I thought I'd lost him then. Our interview was over and yet I'd still found nothing. I stayed out of desperation, staring at him as if by my will alone he might speak again. He stilled after a moment, and I heard a sound, nearly a sob as he said that name again. "Heero."

Then he seemed to recover somewhat, and he began again. "There were five of us in the beginning. We'd survived one war and the early stages of another. And we were fools," Bitterness of the likes I had never heard, and I couldn't have left his side now if someone had demanded it of me. Lost in the story web he was spinning, I sat there and listened. "Death had spat us back so many times that I think we began to see ourselves as immortals." Again, he laughed, high and bittersweet. "Little did we know that he was only waiting for the right time."

"Quatre was the first to go, an assassination of the heir to the Winner family fortune. Tragic, don't you think?" he said softly, mockingly. "Some lucky photographer got a lovely picture of one of his sisters, splattered with his blood and clutching his body while she screamed and screamed. It was plastered all over the papers for days...but none of those papers seemed to catch wind of the young circus performer who died a few days later."

"We suspected after Quatre, but after Trowa, we knew. And we got out. Only it's hard to hide when you don't know who or what you're hiding from. Wufei went his own way, same as always, and Heero and I took to the hills together. I figured if he was the one who wanted me dead there wasn't much I could do to stop it. I..." he hesitated, shaking his head slightly. "I don't know what he figured."

"We heard later that Wufei was dead three days after we fled. Found him in a motel somewhere, I guess. The official story is he committed suicide. Couldn't handle living after his family was dead. And then Heero..."

He seemed to be choking on words, not knowing which ones to say first, and I reached out unconsciously to him before I realized what I was doing and snatched my hand back. Mr. Maxwell was being polite enough right now but that didn't make him safe. He finally wrestled the words out, painfully, it seemed. "He was the one who finally found out the truth."

"And what is the truth, Mr. Maxwell?" I asked, softly, and he exploded, lunging slightly towards me as his anger suddenly erupted from within.

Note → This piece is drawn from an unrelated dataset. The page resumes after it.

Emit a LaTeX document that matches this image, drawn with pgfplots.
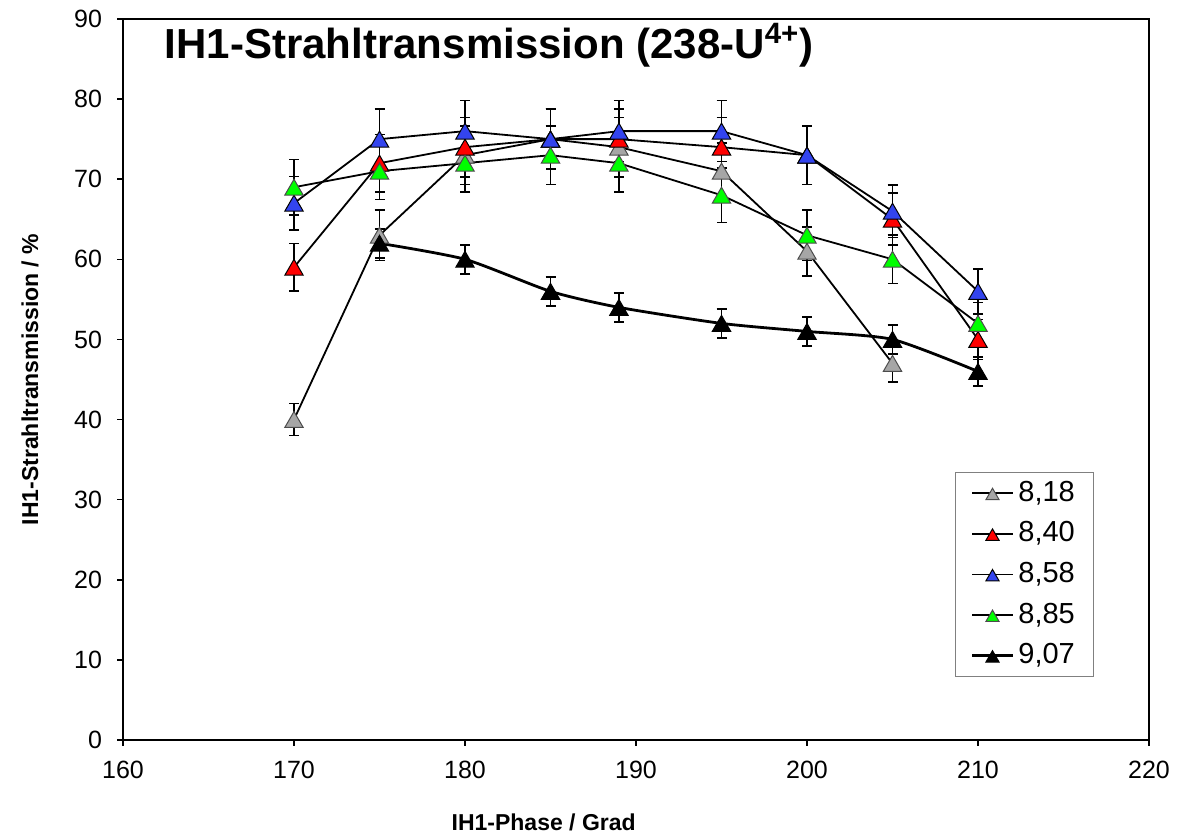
\documentclass[border=0pt]{standalone}
\usepackage{fontspec}
\setmainfont{Liberation Sans}
\usepackage{pgfplots}
\pgfplotsset{compat=1.18}

\definecolor{sgray}{RGB}{166,166,166}
\definecolor{sred}{RGB}{255,0,0}
\definecolor{sblue}{RGB}{51,68,238}
\definecolor{sgreen}{RGB}{0,255,0}
\definecolor{lframe}{RGB}{128,128,128}

\begin{document}
\begin{tikzpicture}
\begin{axis}[
  name=ax,
  scale only axis,
  width=513pt, height=360.5pt,
  xmin=160, xmax=220, ymin=0, ymax=90,
  xtick={160,170,...,220}, ytick={0,10,...,90},
  axis line style={line width=0.75pt},
  tick style={line width=0.75pt, black},
  tick align=outside, major tick length=3pt,
  xtick pos=bottom, ytick pos=left,
  ticklabel style={font=\fontsize{12.5}{14}\selectfont},
  xticklabel style={yshift=-4pt},
  yticklabel style={xshift=-4pt},
  /pgf/number format/assume math mode=true,
  xlabel={IH1-Phase / Grad},
  ylabel={IH1-Strahltransmission / \%},
  every axis x label/.style={at={(axis description cs:0.41,-0.115)}, anchor=center,
    font=\bfseries\fontsize{11.5}{14}\selectfont},
  every axis y label/.style={at={(axis description cs:-0.0906,0.5)}, rotate=90, anchor=center,
    font=\bfseries\fontsize{11.5}{14}\selectfont},
  legend style={at={(0.811,0.372)}, anchor=north west, draw=lframe, line width=0.5pt,
    font=\fontsize{14.5}{16}\selectfont, inner xsep=7.5pt, inner ysep=2pt,
    nodes={inner sep=2pt, text height=10.5pt, text depth=2.5pt}, row sep=3.3pt},
  legend cell align=left,
  legend image code/.code={\draw[mark repeat=2,mark phase=2,#1,mark size=3.8pt] plot coordinates {(0pt,0pt) (10.25pt,0pt) (20.5pt,0pt)};},
  every axis plot/.append style={line width=0.9pt, black, mark=triangle*, mark size=5.3pt},
  error bars/y dir=both, error bars/y explicit,
  error bars/error mark=-,
  error bars/error bar style={line width=0.8pt, black},
  error bars/error mark options={black, line width=0.8pt, mark size=2.5pt, rotate=90},
]

% 8,18
\addplot[mark options={fill=sgray, draw=gray!60!black, line width=0.5pt, yshift=-1.3pt}]
  coordinates {(170,40) +- (0,2.0) (175,63) +- (0,3.15) (180,73) +- (0,3.65) (185,75) +- (0,3.75)
               (189,74) +- (0,3.7) (195,71) +- (0,3.55) (200,61) +- (0,3.05) (205,47) +- (0,2.35)};
% 8,40
\addplot[mark options={fill=sred, draw=black, line width=0.5pt, yshift=-1.3pt}]
  coordinates {(170,59) +- (0,2.95) (175,72) +- (0,3.6) (180,74) +- (0,3.7) (185,75) +- (0,3.75)
               (189,75) +- (0,3.75) (195,74) +- (0,3.7) (200,73) +- (0,3.65) (205,65) +- (0,3.25)
               (210,50) +- (0,2.5)};
% 8,58
\addplot[mark options={fill=sblue, draw=black, line width=0.5pt, yshift=-1.3pt}]
  coordinates {(170,67) +- (0,3.35) (175,75) +- (0,3.75) (180,76) +- (0,3.8) (185,75) +- (0,3.75)
               (189,76) +- (0,3.8) (195,76) +- (0,3.8) (200,73) +- (0,3.65) (205,66) +- (0,3.3)
               (210,56) +- (0,2.8)};
% 8,85
\addplot[mark options={fill=sgreen, draw=black!70, line width=0.5pt, yshift=-1.3pt}]
  coordinates {(170,69) +- (0,3.45) (175,71) +- (0,3.55) (180,72) +- (0,3.6) (185,73) +- (0,3.65)
               (189,72) +- (0,3.6) (195,68) +- (0,3.4) (200,63) +- (0,3.15) (205,60) +- (0,3.0)
               (210,52) +- (0,2.6)};
% 9,07
\addplot[line width=1.4pt, smooth, tension=0.4, mark options={fill=black, draw=black, line width=0.5pt, yshift=-1.3pt}]
  coordinates {(175,62) +- (0,1.8) (180,60) +- (0,1.8) (185,56) +- (0,1.8) (189,54) +- (0,1.8)
               (195,52) +- (0,1.8) (200,51) +- (0,1.8) (205,50) +- (0,1.8) (210,46) +- (0,1.8)};

\legend{{8,18},{8,40},{8,58},{8,85},{9,07}}

\node[anchor=west, font=\bfseries\fontsize{21}{24}\selectfont] at (rel axis cs:0.034,0.964)
  {IH1-Strahltransmission (238-U\textsuperscript{4+})};
\end{axis}
\pgfresetboundingbox
\path[use as bounding box] ([shift={(-61.5pt,-49pt)}]ax.south west) rectangle ([shift={(26pt,9.5pt)}]ax.north east);
\end{tikzpicture}
\end{document}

"That peace is just some fucked up fairy tale!" he shouted, and I scrambled backwards away from his rage. "And that we were stupid enough, desperate enough to believe it! Because we wanted so much for it to be true...oh, God..."

He was sobbing now, and I crept closer, watching tears wash clean trails down his cheeks. "He said it was his fault," he choked out. "His unfinished mission and that he would take care of it. I never saw him again so I know he's dead. I know."

"Mr. Maxwell," I began.

"You don't get it, do you?" he snarled. "It's all a sham; there are no true pacifists! The Sank kingdom is preaching to destroy weapons, total pacifism while they are stockpiling every fucking weapon known to God. By the time they are done with the world, they'll be able to take it over with a butter knife. The side with the guns is going to win, I'll tell you that."

"Didn't you tell anyone?"

He convulsed with laughter, screamed with it and I took another step back, fear rising again at the back of my throat. "Why the hell do you think I'm in here? Who is going to believe the insane ranting of a lunatic? Post-War traumatic stress syndrome, they called it. No one believed me..." The laughter faded and he said it again, softly. "No one."

"I believe you."

He said nothing for a moment, utterly still, and then he raised his eyes to mine, cool, violet, -sane- eyes as he looked at me through the dirty strands of his hair. "Yes," he said softly, nodding. "Of course you do, Relena." He closed his eyes then, and smiled. "I gave you what you wanted. Now give me what you promised."

Money is an interesting thing. It bought things, people, nations...and it could bribe an underpaid orderly to ignore one hard lump at the base of the spine, and as I sighted down the barrel of my gun at his heart, I hoped very much that I didn't get any blood on my new shoes.